Pickling, Preserving and Garnishing with Cornersmith's Alex Elliott-Howery
Australia’s ‘queen of pickling’ Alex Elliott-Howery is no stranger to the kitchen. From what started as a simple passion for being more sustainable and preserving food for her family, to opening up neighbourhood cafe Cornersmith in the Sydney suburb of Annandale that has bloomed into a cooking school, cookbooks and more, Alex has done it all.
We spoke to Alex about the art of preserving spirits, kitchen inspiration, how to garnish your favourite beverages with leftovers and her brand new book. Scroll on for more!
For any readers who are new to the art of preserving, and would like to start with spirits they may have lying around the house, what pairings would you recommend?
I always suggest that when people are starting off with preserving to think about what you like and also what you have. If you have a really average bottle of something or something that you don’t like to drink that could be really good to use in cooking. It’s winter now, so all the wintery fruits are around which seem to suit the flavour of spirits. Orange and whisky are an excellent combination, as are pears and red wine. I feel like gin suits savoury and herbal things really well (why it worked great with the Archie Rose x Cornersmith cucumbers). As things start to lighten up weather-wise, it’s nice to bring the likes of gin, vodka and tequila into the mix…it’s all about trying to match the flavours together with the seasons and the spirits that you have on hand.
Talk us through the art of pickling.
At Cornersmith we teach all sorts of pickling classes. I'm surprised how many people want to learn how to pickle and how to eat them as well. When you first pickle you often end up with lots of jars in your fridge and you don’t know what to do with them. My first rule of thumb is to just get them out of the fridge and start incorporating them into your meals.
Pickling is very sustainable and preserving in general is an excellent tool for everybody to use. How I suggest people use pickling and preserving skills is to do small amounts more often as a way to combat food waste. For example, a couple of sticks of celery in the fridge at the end of the week (even if they are looking a bit sad and tired) would be great to pickle! Add them to some tabouli or as a garnish for your Blood Mary and you have used something you would have otherwise thrown out!
Not everybody is going to bottle apricots for the weekend or preserve their own homegrown tomatoes in cans for a whole year, it’s not really attainable.

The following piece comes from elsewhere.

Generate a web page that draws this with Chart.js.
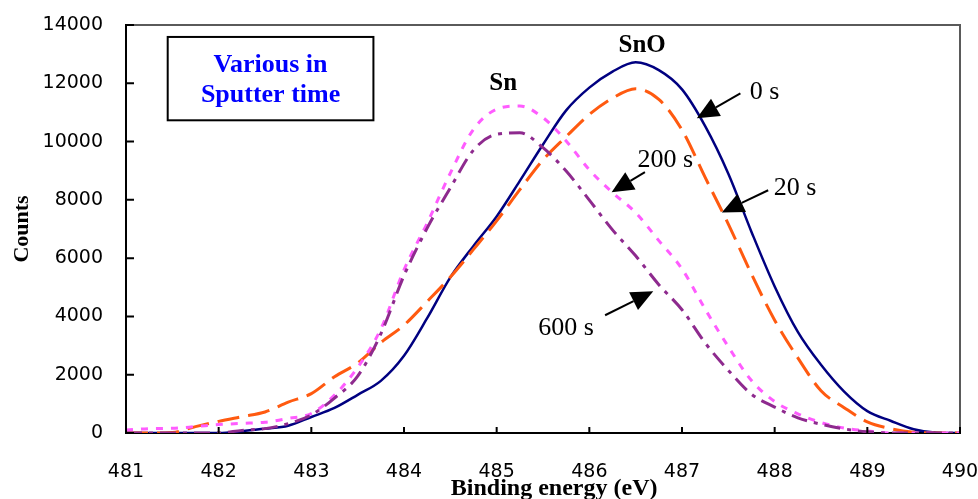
<!DOCTYPE html>
<html>
<head>
<meta charset="utf-8">
<script src="https://cdn.jsdelivr.net/npm/chart.js@4"></script>
<style>
  body { margin: 0; background: #fff; }
</style>
</head>
<body>
<canvas id="xpsChart" width="978" height="499"></canvas>
<script>
// binding energy grid (eV) and counts
const energy = [481, 481.25, 481.5, 481.75, 482, 482.25, 482.5, 482.75, 483, 483.25, 483.5, 483.75,
    484, 484.25, 484.5, 484.75, 485, 485.25, 485.5, 485.75, 486, 486.25, 486.5, 486.75,
    487, 487.25, 487.5, 487.75, 488, 488.25, 488.5, 488.75, 489, 489.25, 489.5, 489.75, 490];

const counts0s = [0, 0, 0, 0, 0, 60, 150, 250, 550, 860, 1310, 1790,
    2650, 3940, 5340, 6420, 7430, 8650, 9900, 11070, 11850, 12400, 12720, 12450,
    11790, 10530, 8900, 6900, 5030, 3470, 2340, 1420, 750, 420, 130, 10, 0];
const counts20s = [0, 0, 20, 220, 400, 560, 720, 1060, 1350, 1930, 2400, 3100,
    3700, 4510, 5350, 6300, 7280, 8350, 9370, 10170, 10930, 11490, 11810, 11450,
    10400, 8770, 7170, 5450, 3870, 2580, 1450, 870, 380, 150, 30, 0, 0];
const counts200s = [100, 150, 160, 220, 290, 330, 370, 500, 670, 1300, 2250, 3570,
    5600, 7200, 8920, 10420, 11110, 11220, 10820, 10020, 9030, 8250, 7560, 6600,
    5630, 4250, 2960, 1800, 1080, 660, 360, 170, 70, 0, 0, 0, 0];
const counts600s = [0, 0, 0, 0, 0, 90, 150, 320, 620, 1200, 1950, 3400,
    5400, 7030, 8410, 9710, 10250, 10300, 9790, 8990, 7990, 6970, 6080, 5090,
    4230, 3090, 2150, 1330, 890, 520, 300, 140, 40, 0, 0, 0, 0];

const xTicks = [481, 482, 483, 484, 485, 486, 487, 488, 489, 490];
const yTicks = [0, 2000, 4000, 6000, 8000, 10000, 12000, 14000];
const xTitle = 'Binding energy (eV)';

// labels on the plot: text, arrow tail and tip, all in data units
const arrowNotes = [
    { text: '0 s',   tx: 487.73, ty: 11450, x0: 487.63, y0: 11650, x1: 487.16, y1: 10800 },
    { text: '20 s',  tx: 487.99, ty: 8160,  x0: 487.93, y0: 8330,  x1: 487.43, y1: 7570 },
    { text: '200 s', tx: 486.52, ty: 9120,  x0: 486.60, y0: 8950,  x1: 486.24, y1: 8260 },
    { text: '600 s', tx: 485.45, ty: 3350,  x0: 486.17, y0: 4040,  x1: 486.69, y1: 4860 }
];
const peakNotes = [
    { text: 'SnO', x: 486.57, y: 13060 },
    { text: 'Sn',  x: 485.07, y: 11760 }
];
const boxLines = ['Various in', 'Sputter time'];

function pts(ys) {
    return energy.map((e, i) => ({ x: e, y: ys[i] }));
}

const serif = '"Liberation Serif", "Times New Roman", serif';

const notesPlugin = {
    id: 'notes',
    afterDatasetsDraw(chart) {
        const { ctx, chartArea: a, scales: { x, y } } = chart;
        ctx.save();

        // frame on top and right
        ctx.strokeStyle = '#5a5a5a';
        ctx.lineWidth = 2;
        ctx.beginPath();
        ctx.moveTo(a.left, a.top);
        ctx.lineTo(a.right, a.top);
        ctx.lineTo(a.right, a.bottom);
        ctx.stroke();

        // inward tick marks
        ctx.strokeStyle = '#000';
        ctx.lineWidth = 2;
        ctx.beginPath();
        xTicks.forEach(v => {
            const px = x.getPixelForValue(v);
            ctx.moveTo(px, a.bottom);
            ctx.lineTo(px, a.bottom - 6);
        });
        yTicks.forEach(v => {
            const py = y.getPixelForValue(v);
            ctx.moveTo(a.left, py);
            ctx.lineTo(a.left + 8, py);
        });
        ctx.stroke();

        // x axis title, a bit right of centre as in the original
        ctx.fillStyle = '#000';
        ctx.font = 'bold 24px ' + serif;
        ctx.textAlign = 'center';
        ctx.textBaseline = 'alphabetic';
        ctx.fillText(xTitle, x.getPixelForValue(485.62), a.bottom + 62);

        // text box
        const bx0 = x.getPixelForValue(481.45), bx1 = x.getPixelForValue(483.67);
        const by0 = y.getPixelForValue(13590), by1 = y.getPixelForValue(10730);
        ctx.fillStyle = '#fff';
        ctx.fillRect(bx0, by0, bx1 - bx0, by1 - by0);
        ctx.strokeStyle = '#000';
        ctx.lineWidth = 2;
        ctx.strokeRect(bx0, by0, bx1 - bx0, by1 - by0);
        ctx.fillStyle = '#0000ff';
        ctx.font = 'bold 26px ' + serif;
        ctx.fillText(boxLines[0], (bx0 + bx1) / 2, by0 + 35);
        ctx.fillText(boxLines[1], (bx0 + bx1) / 2, by0 + 65);

        // peak names
        ctx.fillStyle = '#000';
        ctx.font = 'bold 25px ' + serif;
        peakNotes.forEach(n => {
            ctx.fillText(n.text, x.getPixelForValue(n.x), y.getPixelForValue(n.y));
        });

        // arrows with sputter times
        ctx.font = '26px ' + serif;
        ctx.textAlign = 'left';
        arrowNotes.forEach(n => {
            const ax = x.getPixelForValue(n.x0), ay = y.getPixelForValue(n.y0);
            const bx = x.getPixelForValue(n.x1), by = y.getPixelForValue(n.y1);
            const ang = Math.atan2(by - ay, bx - ax);
            const head = 22, half = 10;
            const hx = bx - head * Math.cos(ang), hy = by - head * Math.sin(ang);
            ctx.lineWidth = 2;
            ctx.beginPath();
            ctx.moveTo(ax, ay);
            ctx.lineTo(hx, hy);
            ctx.stroke();
            ctx.beginPath();
            ctx.moveTo(bx, by);
            ctx.lineTo(hx + half * Math.sin(ang), hy - half * Math.cos(ang));
            ctx.lineTo(hx - half * Math.sin(ang), hy + half * Math.cos(ang));
            ctx.closePath();
            ctx.fill();
            ctx.fillText(n.text, x.getPixelForValue(n.tx), y.getPixelForValue(n.ty));
        });

        ctx.restore();
    }
};

const line = (label, ys, color, dash, width) => ({
    label: label,
    data: pts(ys),
    borderColor: color,
    borderWidth: width,
    borderDash: dash,
    pointRadius: 0,
    fill: false,
    cubicInterpolationMode: 'monotone'
});

const tickFont = { family: '"DejaVu Sans", sans-serif', size: 19 };

new Chart(document.getElementById('xpsChart'), {
    type: 'line',
    data: {
        datasets: [
            line('600 s', counts600s, '#8e2a8e', [16, 7, 4, 7], 3),
            line('200 s', counts200s, '#ff5cff', [7, 8], 3),
            line('20 s', counts20s, '#ff5a10', [22, 9], 3),
            line('0 s', counts0s, '#000080', [], 2.5)
        ]
    },
    options: {
        responsive: false,
        animation: false,
        layout: { padding: { top: 25, right: 18, left: 0, bottom: 0 } },
        plugins: { legend: { display: false }, tooltip: { enabled: false } },
        scales: {
            x: {
                type: 'linear',
                min: 481,
                max: 490,
                afterBuildTicks: s => { s.ticks = xTicks.map(v => ({ value: v })); },
                afterFit: s => { s.height = 66; s.paddingLeft = 0; s.paddingRight = 0; },
                ticks: { color: '#000', font: tickFont, padding: 28, maxRotation: 0,
                    callback: v => String(v) },
                grid: { drawOnChartArea: false, drawTicks: false },
                border: { color: '#000', width: 2 }
            },
            y: {
                min: 0,
                max: 14000,
                afterBuildTicks: s => { s.ticks = yTicks.map(v => ({ value: v })); },
                afterFit: s => { s.width = 126; s.paddingTop = 0; s.paddingBottom = 0; },
                ticks: { color: '#000', font: tickFont, padding: 23, callback: v => String(v) },
                grid: { drawOnChartArea: false, drawTicks: false },
                border: { color: '#000', width: 2 },
                title: {
                    display: true,
                    text: 'Counts',
                    color: '#000',
                    font: { family: serif, size: 22, weight: 'bold' },
                    padding: { top: 9, bottom: 0 }
                }
            }
        }
    },
    plugins: [notesPlugin]
});
</script>
</body>
</html>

But, once you start that cycle you will be inspired again and again!
What are your recommendations for garnishing your way to a good time?

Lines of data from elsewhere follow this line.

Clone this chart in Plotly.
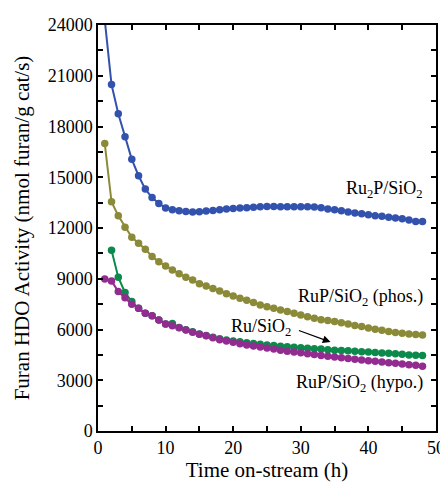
import plotly.graph_objects as go

hours = list(range(1, 49))

ru2p = [24300, 20480, 18750, 17390, 16060, 15090, 14300, 13800, 13450, 13180,
        13080, 13020, 12980, 12940, 12960, 13000, 13040, 13080, 13120, 13150,
        13180, 13200, 13230, 13250, 13270, 13270, 13260, 13260, 13260, 13250,
        13250, 13240, 13190, 13130, 13080, 13020, 12950, 12890, 12840, 12790,
        12730, 12690, 12640, 12590, 12540, 12480, 12390, 12380]

rup_phos = [16990, 13550, 12720, 12050, 11450, 11100, 10740, 10320, 10000, 9760,
            9520, 9290, 9090, 8920, 8700, 8570, 8430, 8280, 8120, 7980,
            7850, 7730, 7600, 7450, 7350, 7250, 7150, 7060, 6960, 6860,
            6750, 6660, 6580, 6530, 6480, 6400, 6320, 6240, 6170, 6090,
            6020, 5950, 5880, 5830, 5780, 5730, 5700, 5670]

ru_hours = list(range(2, 49))
ru = [10680, 9090, 8180, 7650, 7250, 6960, 6810, 6560, 6330,
      6360, 6120, 5990, 5860, 5740, 5650, 5540, 5450, 5380, 5320,
      5270, 5220, 5170, 5130, 5090, 5050, 5010, 4980, 4950, 4920,
      4890, 4860, 4840, 4810, 4780, 4760, 4740, 4710, 4690, 4670,
      4640, 4610, 4590, 4560, 4530, 4500, 4480, 4460]

rup_hypo = [8990, 8870, 8240, 7880, 7490, 7250, 6960, 6810, 6560, 6330,
            6220, 6100, 5970, 5840, 5720, 5630, 5510, 5400, 5320, 5240,
            5160, 5090, 5020, 4960, 4900, 4840, 4780, 4720, 4670, 4620,
            4570, 4520, 4470, 4420, 4370, 4330, 4280, 4240, 4200, 4160,
            4120, 4080, 4040, 4000, 3960, 3920, 3880, 3830]

series = [
    ("Ru2P/SiO2", hours, ru2p, "#3352ad"),
    ("RuP/SiO2 (phos.)", hours, rup_phos, "#8a8a38"),
    ("Ru/SiO2", ru_hours, ru, "#0b8a4b"),
    ("RuP/SiO2 (hypo.)", hours, rup_hypo, "#922c90"),
]

FONT = "Liberation Serif, Times New Roman, serif"

fig = go.Figure()
for name, xs, ys, col in series:
    fig.add_trace(go.Scatter(
        x=xs, y=ys, mode="lines+markers", name=name,
        line=dict(color=col, width=2),
        marker=dict(color=col, size=7.5),
        cliponaxis=True, showlegend=False,
    ))

axis_common = dict(
    showline=True, linecolor="black", linewidth=1.5, mirror="ticks",
    ticks="inside", ticklen=5, tickwidth=1.5, tickcolor="black",
    showgrid=False, zeroline=False, automargin=False,
    tickfont=dict(family=FONT, size=18, color="black"),
)

fig.update_xaxes(
    range=[0, 50], dtick=10, tick0=0, tickformat="d",
    minor=dict(dtick=5, ticks="inside", ticklen=5, tickwidth=1.5, tickcolor="black", showgrid=False),
    title=dict(text="Time on-stream (h)", font=dict(family=FONT, size=21, color="black"), standoff=3),
    **axis_common,
)
fig.update_yaxes(
    range=[0, 24000], dtick=3000, tick0=0, tickformat="d",
    minor=dict(dtick=1500, ticks="inside", ticklen=5, tickwidth=1.5, tickcolor="black", showgrid=False),
    title=dict(text="Furan HDO Activity (nmol furan/g cat/s)", font=dict(family=FONT, size=21, color="black"), standoff=12),
    **axis_common,
)

ann_font = dict(family=FONT, size=18, color="black")
fig.add_annotation(x=48.4, y=14264, xref="x", yref="y", text="Ru<sub>2</sub>P/SiO<sub>2</sub>",
                   showarrow=False, xanchor="right", yanchor="middle", font=ann_font)
fig.add_annotation(x=48.4, y=7864, xref="x", yref="y", text="RuP/SiO<sub>2</sub> (phos.)",
                   showarrow=False, xanchor="right", yanchor="middle", font=ann_font)
fig.add_annotation(x=28.8, y=6145, xref="x", yref="y", text="Ru/SiO<sub>2</sub>",
                   showarrow=False, xanchor="right", yanchor="middle", font=ann_font)
fig.add_annotation(x=48.4, y=2827, xref="x", yref="y", text="RuP/SiO<sub>2</sub> (hypo.)",
                   showarrow=False, xanchor="right", yanchor="middle", font=ann_font)
fig.add_annotation(x=34.4, y=5256, ax=29.5, ay=5973, xref="x", yref="y", axref="x", ayref="y",
                   text="", showarrow=True, arrowhead=2, arrowsize=1.2, arrowwidth=1.3, arrowcolor="black")

# page body has an 8px default margin; the figure is sized so it ends at the window edge
fig.update_layout(
    width=440, height=482,
    margin=dict(l=90, r=12, t=17, b=59),
    plot_bgcolor="white", paper_bgcolor="white",
    font=dict(family=FONT, color="black"),
)

fig.write_html("out.html")
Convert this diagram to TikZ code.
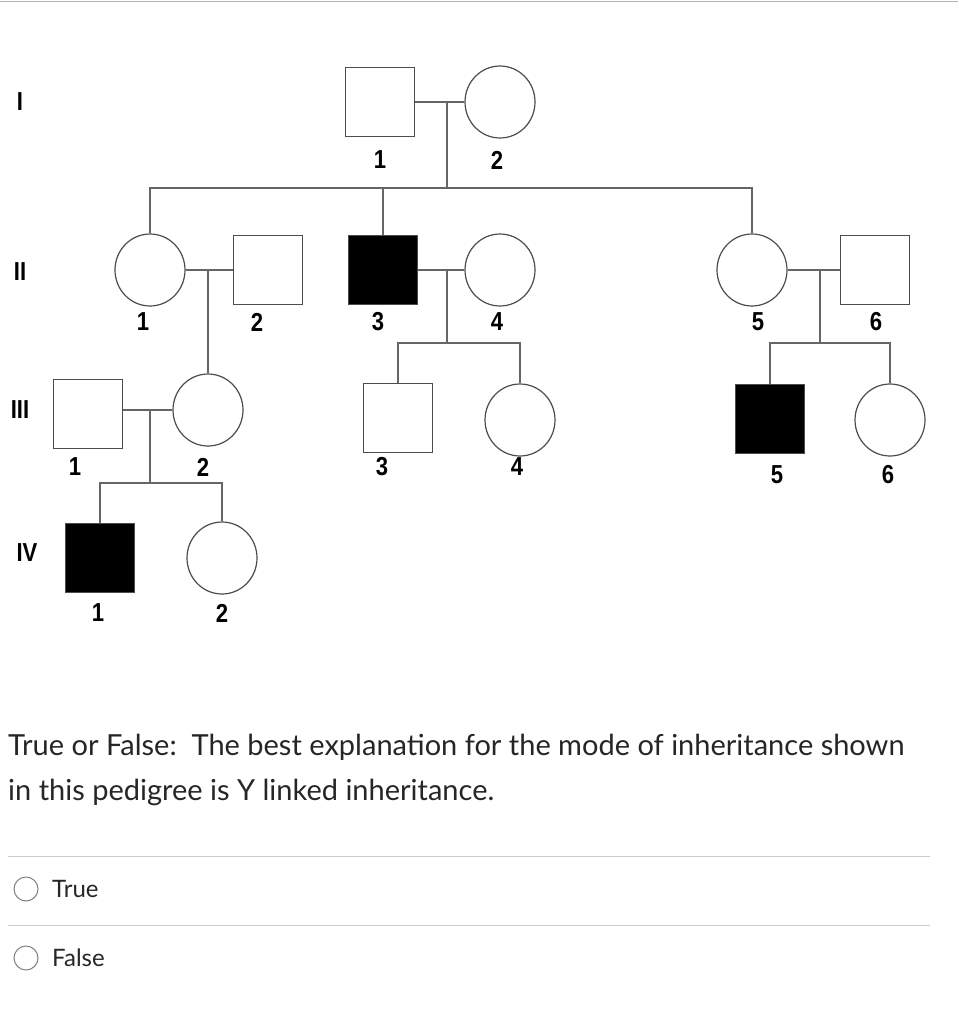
\documentclass[tikz,border=0pt]{standalone}
\usepackage{fontspec}
\usetikzlibrary{shapes.geometric}
\setmainfont{Liberation Sans}
\newfontfamily\lato{Lato}
\begin{document}
\begin{tikzpicture}[x=1pt,y=-1pt,
  ln/.style={draw=black!60,line width=1.3pt},
  male/.style={draw=black!70,line width=1.2pt,minimum size=69pt,inner sep=0pt},
  aff/.style={male,fill=black},
  fem/.style={draw=black!70,line width=1.2pt,ellipse,minimum width=70pt,minimum height=72pt,inner sep=0pt},
  lab/.style={font=\fontsize{26}{26}\bfseries\selectfont,inner sep=0pt,xscale=0.85},
  q/.style={font=\lato\fontsize{29}{34}\selectfont,anchor=base west,inner sep=0pt,text=black!85}]
\useasboundingbox (0,0) rectangle (958,1024);
\draw[black!30,line width=1pt] (0,2) -- (958,2);
% generation labels
\node[lab] at (20,102) {I};
\node[lab] at (20,272) {II};
\node[lab] at (20,410) {III};
\node[lab] at (27,553) {IV};
% gen I
\node[male] (i1) at (380,102) {};
\node[fem] (i2) at (500,102) {};
\node[lab] at (380,160) {1};
\node[lab] at (497,160) {2};
% gen II
\node[fem] (ii1) at (150,270) {};
\node[male] (ii2) at (268,270) {};
\node[aff] (ii3) at (383,270) {};
\node[fem] (ii4) at (500,270) {};
\node[fem] (ii5) at (752,270) {};
\node[male] (ii6) at (875,270) {};
\foreach \x/\t in {143/1,257/2,378/3,497/4,758/5,876/6}{\node[lab] at (\x,322) {\t};}
% gen III
\node[male] (iii1) at (88,414) {};
\node[fem] (iii2) at (208,410) {};
\node[male] (iii3) at (398,418) {};
\node[fem] (iii4) at (520,420) {};
\node[aff] (iii5) at (770,419) {};
\node[fem] (iii6) at (890,420) {};
\node[lab] at (75,467) {1};
\node[lab] at (203,467) {2};
\node[lab] at (382,467) {3};
\node[lab] at (517,467) {4};
\node[lab] at (777,475) {5};
\node[lab] at (888,475) {6};
% gen IV
\node[aff] (iv1) at (100,558) {};
\node[fem] (iv2) at (222,558) {};
\node[lab] at (98,613) {1};
\node[lab] at (222,613) {2};
% coordinates
\coordinate (m1) at (447,102);
\coordinate (s1) at (447,188);
\coordinate (m2) at (208,270);
\coordinate (m3) at (447,270);
\coordinate (s3) at (447,343);
\coordinate (m4) at (820,270);
\coordinate (s4) at (820,343);
\coordinate (m5) at (150,410);
\coordinate (s5) at (150,483);
% lines
\draw[ln] (i1.east) -- (i2.west);
\draw[ln] (m1) -- (s1);
\draw[ln] (ii1.north) |- (s1) -| (ii5.north);
\draw[ln] (ii3.north) -- (ii3.north |- s1);
\draw[ln] (ii1.east) -- (ii2.west);
\draw[ln] (m2) -- (iii2.north);
\draw[ln] (ii3.east) -- (ii4.west);
\draw[ln] (m3) -- (s3);
\draw[ln] (iii3.north) |- (s3) -| (iii4.north);
\draw[ln] (ii5.east) -- (ii6.west);
\draw[ln] (m4) -- (s4);
\draw[ln] (iii5.north) |- (s4) -| (iii6.north);
\draw[ln] (iii1.east |- m5) -- (iii2.west);
\draw[ln] (m5) -- (s5);
\draw[ln] (iv1.north) |- (s5) -| (iv2.north);
% question
\node[q] (t1) at (8,755) {True or False:\ \ The best explanation for the mode of inheritance shown};
\node[q] (t2) at (8,800) {in this pedigree is Y linked inheritance.};
\draw[black!20,line width=1pt] (8,856) -- (930,856);
\draw[black!20,line width=1pt] (8,925) -- (930,925);
\node[circle,draw=black!50,line width=1pt,minimum size=24pt,inner sep=0pt] (r1) at (26,889) {};
\node[circle,draw=black!50,line width=1pt,minimum size=24pt,inner sep=0pt] (r2) at (26,958) {};
\node[q,font=\lato\fontsize{24}{28}\selectfont] (a1) at (52,897) {True};
\node[q,font=\lato\fontsize{24}{28}\selectfont] (a2) at (52,966) {False};
\end{tikzpicture}
\end{document}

Pickled foods are really great if you are looking to add a little bit more bite and tang to what you are eating too and obviously for cocktails as a garnish as well. You can put pickled grapes into a gin and tonic, pickled kumquat into a negroni. The Archie Rose x Cornersmith gin pickles I often just put one slice of those with some brine either into a gin and tonic or martini. All in all, there are lots of different ways that you can incorporate pickled items into your drinks of choice!
And what about the leftover brine or ‘pickle juice’ as some may call it?
Once you have eaten your pickles and you have the brine leftover do not throw that away! That is like liquid gold, you have the base of a salad dressing…just add oil and mustard. You can splash it into a stir fry or marinade. And if it's the right kind of brine, add even just a dash into your drink and that gives it an extra edge which is extra nice as well.
Tell us about yourself! You have had quite the journey!
I am not a chef or a trained cook at all, I’m just an enthusiastic home cook who has always been really interested in sustainability, especially when living in urban areas. I got interested in pickling as a project when I was home a lot when my kids were really little as I tried to be more sustainable, decrease food waste and feed my family with whatever was in the garden. Once I started I just got completely hooked and weirdly turned into an Australian ‘pickling queen’. As the years have gone on and Cornersmith has grown, I’ve become more interested in helping people make good sustainable choices in their kitchen, but also in a really manageable way. Cornersmith has grown into lots of different things. We have this ethos of drawing attention to not just good food, but to make good food choices environmentally as well. It’s been a journey of cafes, cooking schools and cooking books.
I actually have a brand new cookbook launching on October 5 called Food Savers which is an A-Z dictionary for adaptable recipe ideas, preserving and how to waste less with what you have in the fridge.